Some folks out of Yale Law are starting a new publication called “Opening Argument,” “founded on the belief that most people are reasonable and much public commentary is not.” The first issue looks promising, with election-inspired commentary from Nancy Pelosi, Peter Schuck, Ryan Sager, and Reihan Salam. Schuck, ala Michels, offers a “wake-up call” to a Democratic party he views as too beholden to its base:

In crucial respects, the Democratic base . . . seems clueless about what the rest of America is like. America is deeply religious. The base is deeply secular. America is unabashedly patriotic. The base views outward patriotism as hokey and manipulative, if not embarrassing. . . Simply put, the base wishes that American society were more like Europe, and America does not.
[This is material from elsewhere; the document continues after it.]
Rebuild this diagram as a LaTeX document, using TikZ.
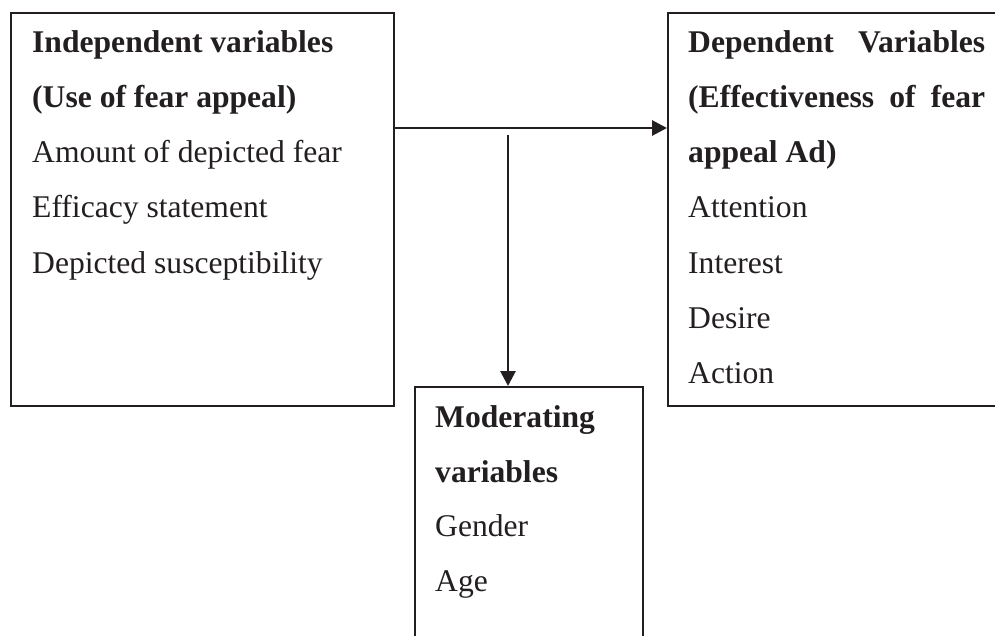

The religion-friendly campaigns of Harold Ford and Bob Casey appear to show that some Dems are heeding Schuck’s advice. Jacob Hacker’s recent work The Great Risk Shift complements Schuck’s point of view, insisting that Democrats should emphasize insecurity, rather than inequality, as a key problem of economic policy, in order to broaden their appeal.

Whatever the results of the current election, Weekly Standard writer Reihan Salam warns Republicans that “every powerful social trend is moving in favor of redistributive, social-democratic politics:”
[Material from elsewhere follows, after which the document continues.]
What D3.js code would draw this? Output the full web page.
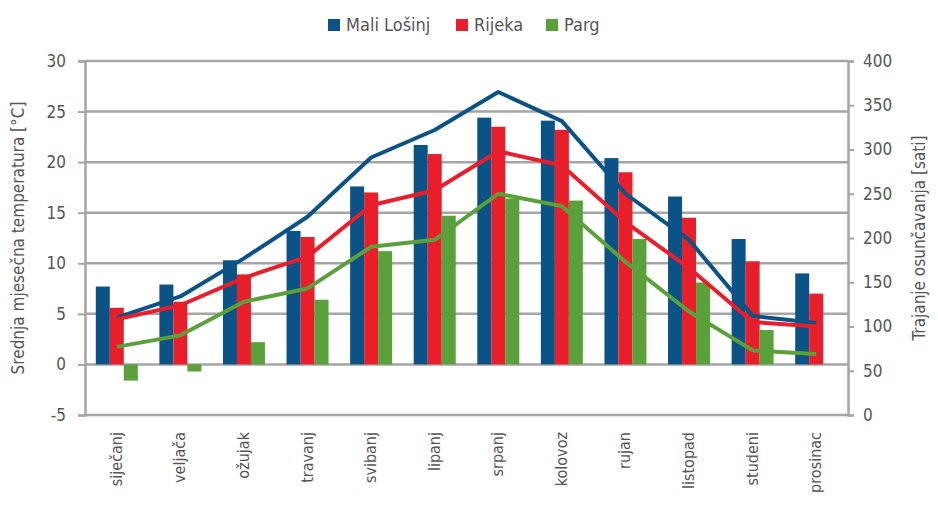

[C]onsider the sharp increase in income inequality we’ve seen during the post-Reagan years. . . [Managerial workers are] resistant to tax increases so they tend to vote for Republicans. Their days as a viable economic class, however, are numbered. . . . Living under conditions of diminished earnings power and smaller houses, it’s easy to imagine even well-off Americans growing resentful of the ultra-rich, and calling for more redistribution.

Regardless of whether you agree with Schuck or Salam, these are certainly some interesting “opening arguments.” They remind me of the pragmatism and realism I associate with my colleague Shavar Jeffries (at BlackProf) and the unconventionally sensible Tyler Cowen (at Marginal Revolution).


 November 2, 2006 at 6:01 pm   Posted in: Politics   Print This Post Print This Post

Responses (1)

  1. Memo to Demos - November 2, 2006 at 6:45 pm

    I’m a progressive. Maybe you are too. If so, you’ve probably noticed that while the appeal of progressivism is evergreen, the specific policy positions are not. States rights versus federal rights. Free speech versus limits on speech. Smashing quotas versus (silently) imposing them. On each of those issues and more, progressives have swung around and taken positions opposite what they used to.

    It’s so patently obvious, isn’t it, that right now we as progressives are clinging desparately to outmoded, outdated positions that just aren’t progressive anymore. We are just getting shriller and shriller, demonizing the other side. We are telling ourselves that it’s all about the clever metaphors we could use and the clever but wicked metaphors “they” use. Sadly, we are at a cyclical low. I am optimistic that there can be a rebirth of progressive attitudes and politics. But, Nancy Pelosi leading us in singing the “greatest hits” of yesteryear isn’t going to do the trick.